Old boyfriends. They pop up out of nowhere, yet are usually out of reach. We’re happy to find them because we always wondered if they were dead. They send a chill through us when they re-appear. This may be because of the shock at their dissipation or this may be because of nostalgia.

We don’t necessarily want to see them or even exchange more than a few words. They have a place in our past that is untouchable. They will always be that person and not the one of the present. Most times it’s best that way.

They will always be the one who thought we were beautiful and though there wasn’t much more connection than that, we wanted to be around cute guys who thought we were beautiful.

They will always be the dark sultry one who became a writer and the arrogant, scholarly one who became a banker. We haven’t read their books or opened an account but we reflect on how their youth bespoke their life.

There are the old boyfriends whose memories are heavy with the gunk of unforgivable bad behavior.

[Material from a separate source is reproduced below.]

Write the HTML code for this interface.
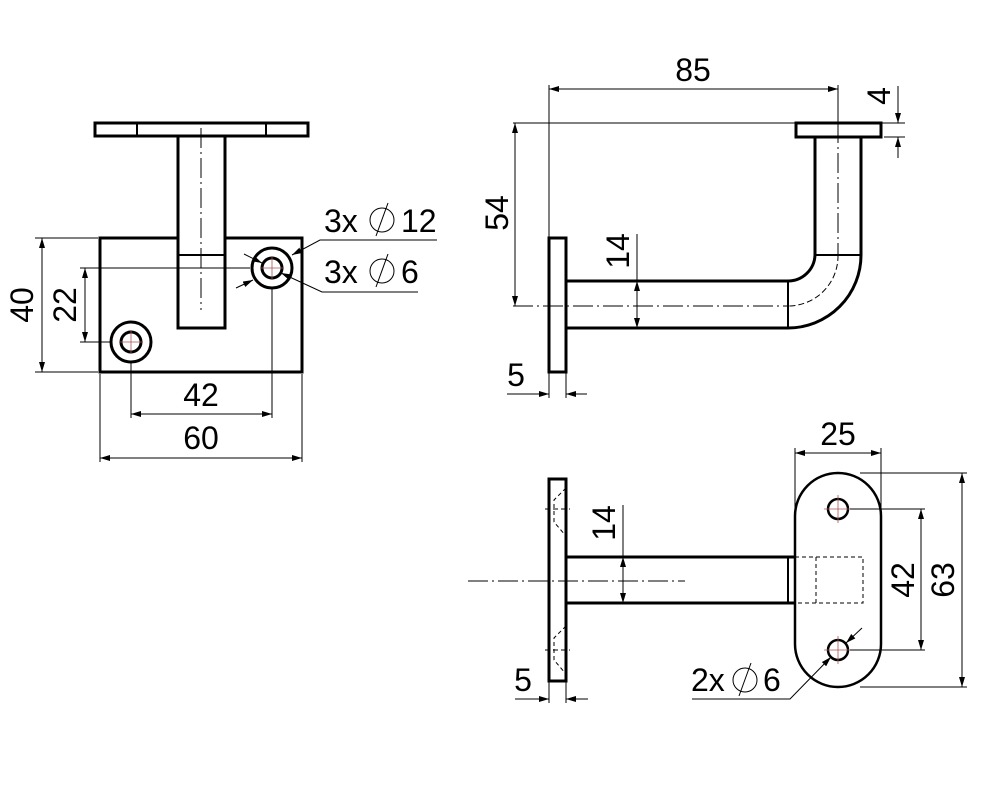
<!DOCTYPE html>
<html><head><meta charset="utf-8"><style>html,body{margin:0;padding:0;background:#fff}svg{display:block}text{font-family:"Liberation Sans","DejaVu Sans",sans-serif;font-size:32px;fill:#000}</style></head>
<body>
<svg width="1000" height="800" viewBox="0 0 1000 800" xmlns="http://www.w3.org/2000/svg">
<defs>
<marker id="a" viewBox="0 0 10 6" refX="10" refY="3" markerWidth="10" markerHeight="6" orient="auto-start-reverse" markerUnits="userSpaceOnUse"><path d="M0,0 L10,3 L0,6 z" fill="#000"/></marker>
</defs>
<g fill="none" stroke="#000">
<!-- VIEW 1 -->
<g stroke-width="3">
<rect x="95" y="123" width="213" height="13"/>
<line x1="137" y1="123" x2="137" y2="136" stroke-width="2"/>
<line x1="266" y1="123" x2="266" y2="136" stroke-width="2"/>
<polyline points="178,136 178,328 225,328 225,136"/>
<polyline points="178,238 100,238 100,372 302,372 302,238 225,238"/>
<line x1="178" y1="255" x2="225" y2="255" stroke-width="2"/>
<circle cx="272" cy="268" r="20"/><circle cx="272" cy="268" r="10"/>
<circle cx="131" cy="342" r="20"/><circle cx="131" cy="342" r="10"/>
</g>
<line x1="201" y1="128" x2="201" y2="310" stroke-width="1" stroke-dasharray="20,4,2,4"/>
<g stroke-width="0.8" stroke="#a55">
<line x1="260" y1="268" x2="284" y2="268"/><line x1="272" y1="256" x2="272" y2="280"/>
<line x1="119" y1="342" x2="143" y2="342"/><line x1="131" y1="330" x2="131" y2="354"/>
</g>
<g stroke-width="1">
<line x1="35" y1="238" x2="98" y2="238"/><line x1="35" y1="372" x2="98" y2="372"/>
<line x1="42" y1="238" x2="42" y2="372" marker-start="url(#a)" marker-end="url(#a)"/>
<line x1="80" y1="268" x2="250" y2="268"/><line x1="80" y1="342" x2="110" y2="342"/>
<line x1="85" y1="268" x2="85" y2="342" marker-start="url(#a)" marker-end="url(#a)"/>
<line x1="131" y1="362" x2="131" y2="418"/><line x1="272" y1="288" x2="272" y2="418"/>
<line x1="131" y1="414" x2="272" y2="414" marker-start="url(#a)" marker-end="url(#a)"/>
<line x1="100" y1="374" x2="100" y2="462"/><line x1="302" y1="374" x2="302" y2="462"/>
<line x1="100" y1="458" x2="302" y2="458" marker-start="url(#a)" marker-end="url(#a)"/>
<polyline points="437,240 320,240 292,255" marker-end="url(#a)"/>
<polyline points="418,292 322,292 281,273" marker-end="url(#a)"/>
<line x1="244" y1="254" x2="262" y2="263" marker-end="url(#a)"/>
<line x1="236" y1="288" x2="253" y2="280" marker-end="url(#a)"/>
<circle cx="382" cy="220" r="12"/><line x1="376" y1="236" x2="388" y2="203"/>
<circle cx="382" cy="271" r="12"/><line x1="376" y1="287" x2="388" y2="254"/>
</g>
<!-- VIEW 2 -->
<g stroke-width="3">
<rect x="796" y="123" width="85" height="14"/>
<rect x="549" y="238" width="17" height="134"/>
<path d="M815,137 L815,255 A27,27 0 0 1 788,281 L566,281"/>
<path d="M861,137 L861,255 A73,73 0 0 1 788,328 L566,328"/>
<line x1="815" y1="255" x2="861" y2="255" stroke-width="2"/>
<line x1="788" y1="281" x2="788" y2="328" stroke-width="2"/>
</g>
<g stroke-width="1">
<line x1="513" y1="306" x2="788" y2="306" stroke-dasharray="20,4,2,4"/>
<line x1="838" y1="123" x2="838" y2="255" stroke-dasharray="20,4,2,4"/>
<path d="M838,255 A50,50 0 0 1 788,306" stroke-dasharray="6,3"/>
<line x1="549" y1="85" x2="549" y2="238"/><line x1="838" y1="85" x2="838" y2="123"/>
<line x1="549" y1="89" x2="838" y2="89" marker-start="url(#a)" marker-end="url(#a)"/>
<line x1="513" y1="123" x2="796" y2="123"/>
<line x1="515" y1="123" x2="515" y2="306" marker-start="url(#a)" marker-end="url(#a)"/>
<line x1="637" y1="234" x2="637" y2="281"/>
<line x1="637" y1="281" x2="637" y2="328" marker-start="url(#a)" marker-end="url(#a)"/>
<line x1="881" y1="123" x2="905" y2="123"/><line x1="884" y1="137" x2="905" y2="137"/>
<line x1="898" y1="86" x2="898" y2="123" marker-end="url(#a)"/>
<line x1="898" y1="158" x2="898" y2="137" marker-end="url(#a)"/>
<line x1="549" y1="372" x2="549" y2="398"/><line x1="566" y1="372" x2="566" y2="398"/>
<line x1="507" y1="394" x2="549" y2="394" marker-end="url(#a)"/>
<line x1="587" y1="394" x2="566" y2="394" marker-end="url(#a)"/>
</g>
<!-- VIEW 3 -->
<g stroke-width="3">
<rect x="549" y="479" width="17" height="202"/>
<polyline points="566,557 795,557"/><polyline points="566,603 795,603"/>
<line x1="788" y1="557" x2="788" y2="603" stroke-width="2"/>
<rect x="795" y="473" width="86" height="214" rx="43" ry="43" stroke-width="2.5"/>
<circle cx="838" cy="509" r="10" stroke-width="2.5"/><circle cx="838" cy="650" r="10" stroke-width="2.5"/>
</g>
<g stroke-width="1">
<path d="M795,557 H863 V603 H795 M816,557 V603" stroke-dasharray="4,3"/>
<path d="M566,488 L554,500 L554,522 L566,536 M566,626 L554,638 L554,660 L566,674" stroke-dasharray="4,3"/>
<line x1="545" y1="509" x2="570" y2="509" stroke-dasharray="5,3"/>
<line x1="545" y1="650" x2="570" y2="650" stroke-dasharray="5,3"/>
<line x1="468" y1="581" x2="685" y2="581" stroke-dasharray="20,4,2,4"/>
<g stroke="#a55" stroke-width="0.8"><line x1="824" y1="509" x2="852" y2="509"/><line x1="838" y1="495" x2="838" y2="523"/><line x1="824" y1="650" x2="852" y2="650"/><line x1="838" y1="636" x2="838" y2="664"/></g>
<line x1="795" y1="448" x2="795" y2="520"/><line x1="881" y1="448" x2="881" y2="520"/>
<line x1="795" y1="453" x2="881" y2="453" marker-start="url(#a)" marker-end="url(#a)"/>
<line x1="850" y1="509" x2="925" y2="509"/><line x1="850" y1="650" x2="925" y2="650"/>
<line x1="921" y1="509" x2="921" y2="650" marker-start="url(#a)" marker-end="url(#a)"/>
<line x1="860" y1="473" x2="967" y2="473"/><line x1="860" y1="687" x2="967" y2="687"/>
<line x1="962" y1="473" x2="962" y2="687" marker-start="url(#a)" marker-end="url(#a)"/>
<line x1="623" y1="505" x2="623" y2="557"/>
<line x1="623" y1="557" x2="623" y2="603" marker-start="url(#a)" marker-end="url(#a)"/>
<line x1="549" y1="681" x2="549" y2="703"/><line x1="566" y1="681" x2="566" y2="703"/>
<line x1="515" y1="699" x2="549" y2="699" marker-end="url(#a)"/>
<line x1="588" y1="699" x2="566" y2="699" marker-end="url(#a)"/>
<polyline points="692,699 790,699 831,657" marker-end="url(#a)"/>
<line x1="862" y1="628" x2="846" y2="643" marker-end="url(#a)"/>
<circle cx="745" cy="680" r="12"/><line x1="739" y1="696" x2="751" y2="663"/>
</g>
</g>
<!-- TEXT -->
<text x="22" y="305" text-anchor="middle" dominant-baseline="central" transform="rotate(-90 22 305)">40</text>
<text x="65" y="305" text-anchor="middle" dominant-baseline="central" transform="rotate(-90 65 305)">22</text>
<text x="201" y="406" text-anchor="middle">42</text>
<text x="201" y="449" text-anchor="middle">60</text>
<text x="324" y="232">3x</text><text x="401" y="232">12</text>
<text x="324" y="283">3x</text><text x="401" y="283">6</text>
<text x="693" y="81" text-anchor="middle">85</text>
<text x="497" y="213" text-anchor="middle" dominant-baseline="central" transform="rotate(-90 497 213)">54</text>
<text x="618" y="251" text-anchor="middle" dominant-baseline="central" transform="rotate(-90 618 251)">14</text>
<text x="879" y="96" text-anchor="middle" dominant-baseline="central" transform="rotate(-90 879 96)">4</text>
<text x="516" y="386" text-anchor="middle">5</text>
<text x="838" y="445" text-anchor="middle">25</text>
<text x="903" y="580" text-anchor="middle" dominant-baseline="central" transform="rotate(-90 903 580)">42</text>
<text x="943" y="580" text-anchor="middle" dominant-baseline="central" transform="rotate(-90 943 580)">63</text>
<text x="604" y="523" text-anchor="middle" dominant-baseline="central" transform="rotate(-90 604 523)">14</text>
<text x="523" y="691" text-anchor="middle">5</text>
<text x="691" y="691">2x</text><text x="763" y="691">6</text>
</svg>
</body></html>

The mean one we gave our power to or the sneaky one who made us grovel like an old blues song from the twenties. They took our stuff but taught us a hard earned lesson. We really don’t ever want to know of them again.

There are old boyfriends who became old husbands. When husbands go away it’s like taking a heavy plastic bag of old clothes, some unwashed, some in disrepair, some not even worn, to the Salvation Army and shoving it in the bin. The bag hits hard under the weight and we hear it thud. Someone else can wash them out, mend them and wear them now we’re done.

Some old boyfriends went away cloaked in a golden sunshine of great good feelings. We never find them again and always ask “I wonder where he is; I wonder what he’s doing?” But we’ll never find out. These are often the ones we wasted. They may have been the keepers but they came along when we couldn’t be bothered.

Most of the old boyfriends were placeholders for the one old boyfriend who slipped from us. His spot could never be filled for very long because he was the one. This old boyfriend gets old and gray and fat and red-faced and still we can only see the boy. Though he turned out to be someone else’s, he really belongs to us. He doesn’t know this and we don’t tell him.

He’s the one who showed up on our doorstep unannounced to take us with him while he played music all night with his friends. We drank and played and sang, completely in thrall. He brought us home in the morning, dropped us off and went away for a month or so.

When he showed up again, we had strong premonitions for days before, complete with visions, of how and when he would arrive. Sure enough, there he was, at the screen door, right on cue. We had to learn what our portion of him was.

It was time to leave and move forward. Maybe it would be all right; maybe time would cushion us. But as soon as the step was taken the frequency altered and we were no longer someone’s bittersweet old country song.